First step: Modify the function so it returns something with a class
attribute.
get_boot_estimates = function(data, estimator, B) {
boot_estimates = replicate(B, expr = {
boot_data = get_bootstrap_sample(data)
boot_estimate = estimator(boot_data)
return(boot_estimate)
})
class(boot_estimates) = "boot_dist"
return(boot_estimates)
}
Setond step: Create methods for the boot_dist
class associated with the plot
and print
generic functions.
library(ggplot2)
plot.boot_dist = function(x) {
ggplot(data.frame(boot_samples = as.vector(x))) +
geom_histogram(aes(x = boot_samples)) +
ggtitle("Bootstrap distribution")
}
print.boot_dist = function(x) {
n = length(x)
cat("Bootstrap distribution object,", n, "bootstrap samples\n")
cat("Bootstrap standard error:", sd(x), "\n")
}
Check whether it works:
boot_dist = get_boot_estimates(rnorm(1:10), estimator = mean, B = 10000)
boot_dist
## Bootstrap distribution object, 10000 bootstrap samples
## Bootstrap standard error: 0.2735983
plot(boot_dist)
## `stat_bin()` using `bins = 30`. Pick better value with `binwidth`.
The functions above only work if we're getting bootstrap distributions for one parameter at a time.
data(iris)
iris_coef_estimator = function(d) {
iris_lm = lm(Sepal.Length ~ Sepal.Width + Petal.Length, data = d)
iris_coef = coef(iris_lm)
return(iris_coef)
}
boot_dist = get_boot_estimates(iris, iris_coef_estimator, B = 1000)
For the next example, we'll both fix this problem and show how you would use S4 classes instead of S3 classes.
First step: set an S4 class for the bootstrap distribution.
setClass("boot_dist",
representation = list(boot_samples = "matrix", nparams = "numeric", nboot = "numeric"))
ls(all.names = TRUE)
## [1] ".__C__boot_dist" ".__C__employee" ".__T__show:methods"
## [4] ".Random.seed" "boot_dist" "bootstrap_ci"
## [7] "class_creation_fn" "get_boot_estimates" "get_bootstrap_sample"
## [10] "get_ci" "iris" "iris_coef_estimator"

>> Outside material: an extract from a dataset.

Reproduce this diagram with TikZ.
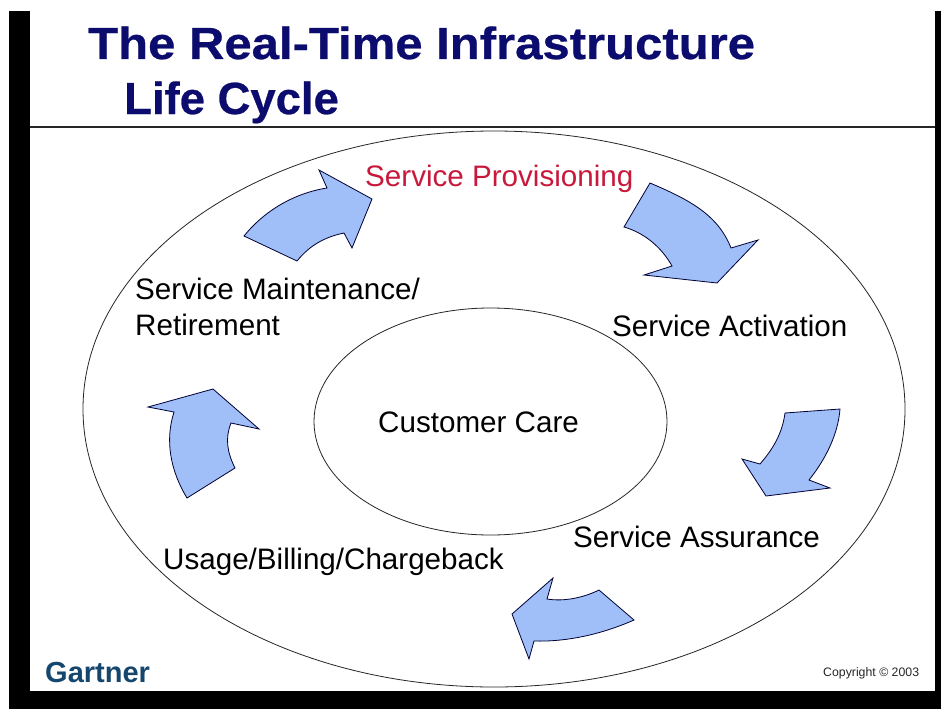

## [13] "jane" "joe" "plot.boot_dist"
## [16] "print.boot_dist"
Then we modify the get_boot_estimates
function to return an object of the boot_dist
class.
get_boot_estimates = function(data, estimator, B) {
boot_estimates = replicate(B, expr = {
boot_data = get_bootstrap_sample(data)
boot_estimate = estimator(boot_data)
return(boot_estimate)
})
boot_dist_object = make_bd_object(boot_estimates)
return(boot_dist_object)
}
## takes either a vector or a matrix and creates a boot_dist object
make_bd_object <- function(estimates) {
if(is.null(dim(estimates))) { ## if estimates is a vector
nparams = 1
nboot = length(estimates)
estimates = matrix(estimates, nrow = 1)
} else { ## if estimates is a matrix
nparams = nrow(estimates)
nboot = ncol(estimates)
}
bd = new("boot_dist", boot_samples = estimates, nparams = nparams, nboot = nboot)
return(bd)
}
Next step: set method corresponding to the show
generic:
setMethod("show", signature = "boot_dist", function(object) {
cat("Bootstrap distribution object,", object@nboot, "bootstrap samples\n")
cat("Number of parameters:", object@nparams, "\n")
cat("Bootstrap estimate of standard error:", apply(object@boot_samples, 1, sd), "\n")
})
Set method corresponding to the plot
generic:
setMethod("plot", signature = "boot_dist", function(x) {
melted_samples = melt(x@boot_samples)
if(x@nparams == 1) {
ggplot(melted_samples) +
geom_histogram(aes(x = value)) +
ggtitle("Bootstrap distribution")
} else {
ggplot(melted_samples) +
geom_histogram(aes(x = value)) +
facet_wrap(~ Var1, scales = "free") +
ggtitle("Bootstrap distributions for each parameter")
}
})
And finally see whether it works:
boot_dist = get_boot_estimates(rnorm(10), estimator = mean, B = 100)
boot_dist
## Bootstrap distribution object, 100 bootstrap samples
## Number of parameters: 1
## Bootstrap estimate of standard error: 0.2194793
plot(boot_dist)
## `stat_bin()` using `bins = 30`. Pick better value with `binwidth`.
And for multiple parameters:
boot_dist_iris_coef = get_boot_estimates(iris, iris_coef_estimator, B = 1000)
boot_dist_iris_coef
## Bootstrap distribution object, 1000 bootstrap samples
## Number of parameters: 3
## Bootstrap estimate of standard error: 0.2337576 0.0655192 0.01708353
plot(boot_dist_iris_coef)
## `stat_bin()` using `bins = 30`. Pick better value with `binwidth`.